Each year, contestants brought vacuum cleaners, which were grouped into teams under signs denoting their brands (TEAM HOOVER, TEAM ELECTROLUX, etc.). One by one, these vacuum cleaners were brought out into the competition arena where they were introduced by an announcer over the public-address system. The vacuum cleaner nozzle would be placed in a shallow pan of gasoline. Then everybody would retreat to a safe distance, and the vacuum cleaner would be plugged in to a power source, causing the motor to start so the gasoline was being sucked in through the nozzle.
Usually nothing happened for a few seconds: then there'd usually be a BANG and the vacuum cleaner would jump a few inches into the air. This always got a cheer from the crowd. Various things would happen next, depending on the vacuum cleaner,. Some models would emit a cloud of black smoke and stop running, causing the crowd to boo. But other models would send out a jet flame shooting several feet out the back for several seconds. A few hardy models kept running for several minutes: the longer they'd run the more the crowd would cheer, encouraged by the announcer. Sometimes the flames would stop and inevitably you'd hear somebody - it always sounded like the same guy, a guy who has been drinking a lot of beer - shout "MORE GAS!" Certain canister models - these were the most popular with the crowd, getting wild cheers of approval - would explode violently apart with the tops flying up and out of the camera's range of view.
"The canister tops often exceeded altitudes of thirty feet." report Claypool and Parro.
After each contestant was finished, it would be dragged off and dumped onto a growing, smoking mound of charred and mangled machinery, and the announcer would say something nice about it, such as, "Not bad, Electrolux Number Two!" or "Let's hear it for the Eureka!"
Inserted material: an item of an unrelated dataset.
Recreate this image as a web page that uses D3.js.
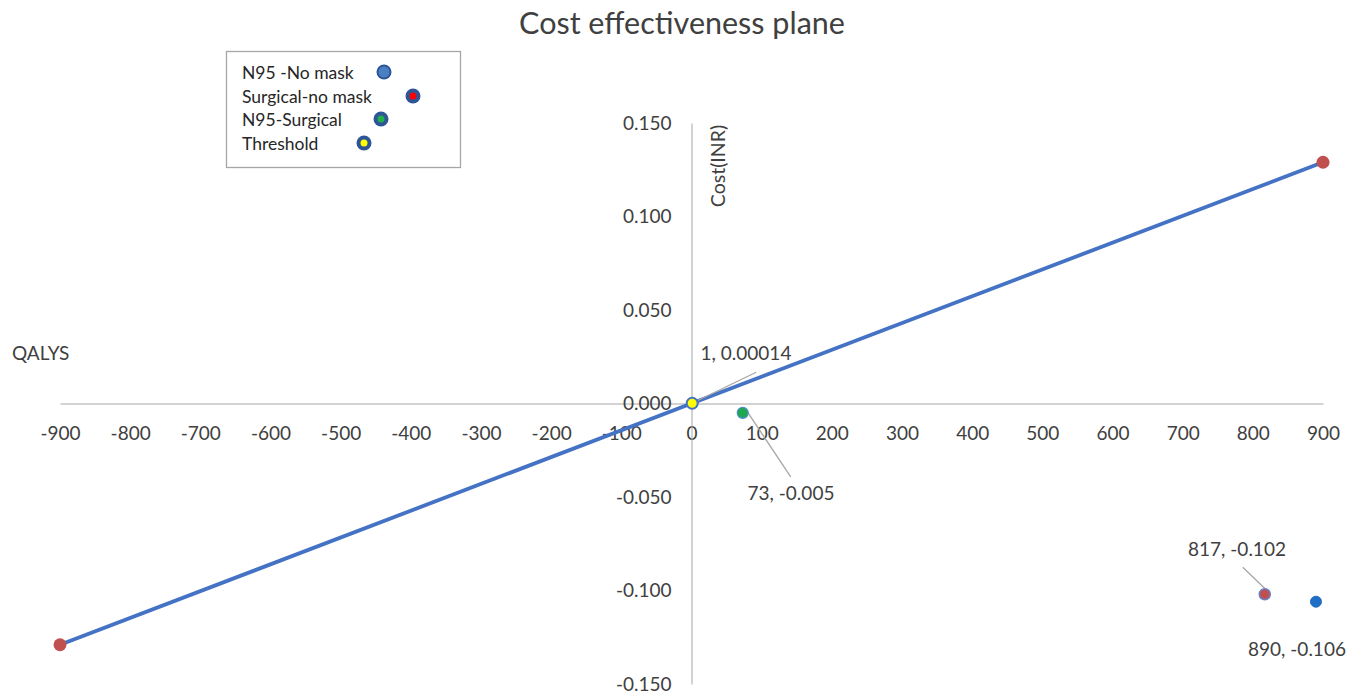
<!DOCTYPE html>
<html><head><meta charset="utf-8">
<script src="https://cdn.jsdelivr.net/npm/d3@7"></script>
<style>body{margin:0;background:#fff;} svg{display:block;}</style>
</head><body>
<script>
const xTicks = [-900,-800,-700,-600,-500,-400,-300,-200,-100,0,100,200,300,400,500,600,700,800,900];
const yTicks = [0.15,0.10,0.05,0.0,-0.05,-0.10,-0.15];
const thresholdLine = [[-900,-0.129],[900,0.129]];
const points = [
  {name:"Threshold", x:1, y:0.00014, label:"1, 0.00014"},
  {name:"N95-Surgical", x:73, y:-0.005, label:"73, -0.005"},
  {name:"Surgical-no mask", x:817, y:-0.102, label:"817, -0.102"},
  {name:"N95 -No mask", x:890, y:-0.106, label:"890, -0.106"}
];
const legendNames = ["N95 -No mask","Surgical-no mask","N95-Surgical","Threshold"];
const legendInner = ["#4a7fc1","#ff0000","#22b04a","#ffff00"];

const W=1372,H=694;
const svg=d3.select("body").append("svg").attr("width",W).attr("height",H);
const font="Lato, 'Open Sans', sans-serif";
const x=d3.scaleLinear().domain([-900,900]).range([60,1323]);
const y=d3.scaleLinear().domain([-0.15,0.15]).range([684,123]);

svg.append("text").attr("x",682).attr("y",34).attr("text-anchor","middle")
  .attr("font-family",font).attr("font-size",30.5).attr("fill","#404040").text("Cost effectiveness plane");

// x axis
const xa=svg.append("g").attr("transform",`translate(0,${y(0)})`)
  .call(d3.axisBottom(x).tickValues(xTicks).tickSize(0).tickPadding(23).tickFormat(d3.format("d")));
xa.select(".domain").attr("stroke","#a6a6a6");
xa.selectAll("text").attr("font-family",font).attr("font-size",19).attr("fill","#404040");
// y axis
const ya=svg.append("g").attr("transform",`translate(${x(0)},0)`)
  .call(d3.axisLeft(y).tickValues(yTicks).tickSize(0).tickPadding(20).tickFormat(d3.format(".3f")));
ya.select(".domain").attr("stroke","#a6a6a6");
ya.selectAll("text").attr("font-family",font).attr("font-size",19).attr("fill","#404040");
ya.selectAll("text").text(d=>d3.format(".3f")(d).replace("−","-"));
xa.selectAll("text").text(d=>String(d));

svg.append("text").attr("x",12).attr("y",360).attr("font-family",font).attr("font-size",19).attr("fill","#404040").text("QALYS");
svg.append("text").attr("transform",`translate(725,166) rotate(-90)`).attr("text-anchor","middle")
  .attr("font-family",font).attr("font-size",19.5).attr("fill","#404040").text("Cost(INR)");

// threshold line
svg.append("path").datum(thresholdLine)
  .attr("d",d3.line().x(d=>x(d[0])).y(d=>y(d[1])))
  .attr("stroke","#4472c4").attr("stroke-width",3.8).attr("fill","none");
svg.selectAll("circle.end").data(thresholdLine).enter().append("circle")
  .attr("cx",d=>x(d[0])).attr("cy",d=>y(d[1])).attr("r",6.5).attr("fill","#c0504d");

// leader lines
const leaders=[
  {p:0, dx:[64,-31]},
  {p:1, dx:[48,64]},
  {p:2, dx:[-22,-27]}
];
leaders.forEach(l=>{
  const d=points[l.p];
  svg.append("line").attr("x1",x(d.x)+4).attr("y1",y(d.y)-2)
    .attr("x2",x(d.x)+l.dx[0]).attr("y2",y(d.y)+l.dx[1]).attr("stroke","#a6a6a6").attr("stroke-width",1.3);
});
// points
const styles={
  "Threshold":{fill:"#ffff00",stroke:"#4472c4",r:5.5,sw:2},
  "N95-Surgical":{fill:"#1fa84f",stroke:"#4a90c8",r:5.5,sw:1.2},
  "Surgical-no mask":{fill:"#c0504d",stroke:"#6a7fc8",r:5.5,sw:1.5},
  "N95 -No mask":{fill:"#1f6fc5",stroke:"#1f6fc5",r:5.5,sw:1}
};
svg.selectAll("circle.pt").data(points).enter().append("circle")
  .attr("cx",d=>x(d.x)).attr("cy",d=>y(d.y))
  .attr("r",d=>styles[d.name].r).attr("fill",d=>styles[d.name].fill)
  .attr("stroke",d=>styles[d.name].stroke).attr("stroke-width",d=>styles[d.name].sw);
// labels
const labelPos=[[746,360],[791,500],[1237,556],[1297,656]];
svg.selectAll("text.lbl").data(points).enter().append("text")
  .attr("x",(d,i)=>labelPos[i][0]).attr("y",(d,i)=>labelPos[i][1]).attr("text-anchor","middle")
  .attr("font-family",font).attr("font-size",19).attr("fill","#404040").text(d=>d.label);

// legend
const lg=svg.append("g");
lg.append("rect").attr("x",226.5).attr("y",51.5).attr("width",234).attr("height",116)
  .attr("fill","#fff").attr("stroke","#a6a6a6").attr("stroke-width",1.3);
const lgY=[73,97,120,144], lgMX=[384,413,381,364];
legendNames.forEach((n,i)=>{
  lg.append("text").attr("x",242).attr("y",lgY[i]+6).attr("font-family",font).attr("font-size",17.5)
    .attr("fill","#262626").text(n);
  lg.append("circle").attr("cx",lgMX[i]).attr("cy",lgY[i]-1).attr("r",7.5).attr("fill","#2e5597");
  lg.append("circle").attr("cx",lgMX[i]).attr("cy",lgY[i]-1).attr("r",i===0?5.5:3.5).attr("fill",legendInner[i]);
});
</script>
</body></html>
On tape, between contestants, you occasionally see women walk past in front of the camera, on their way to get some more potato salad or something: they sometimes look at the guys, who are working industriously away the way guys do when they're on a Mission, getting another vacuum cleaner ready for action, and the women shake their heads in such a way as to clearly indicate that, yes, they knew guys could be idiots, but they had never realized that guys could be idiots of this magnitude.
Again, these women did not understand that the Flaming Vacuum Cleaner competition was, in fact, a relatively positive activity for guys to engage in - that if the guys didn't have this outlet, they could easily become involved in something with far more serious consequences. I am sure that none of us wants to pick up our morning newspaper and read the headline that says CHICAGO FEARED VAPORIZED IN MISHAP INVOLVING EXPERIMENTAL NUCLEAR-POWERED CORVAIR.
No, the Flaming Vacuum Cleaner competition was probably a good thing. I want to stress, however, that it was also a very dangerous thing, not to be attempted by amateurs. Remember that the guys who did it were not ordinary, untrained civilians: They were Corvair enthusiasts. And they took certain critical safety precautions, such as rigging up a public address system. You must remember that gasoline and vacuum cleaners do not mix, and under no circumstances should you attempt to do anything like this yourself. And if you do, please let me know where you are.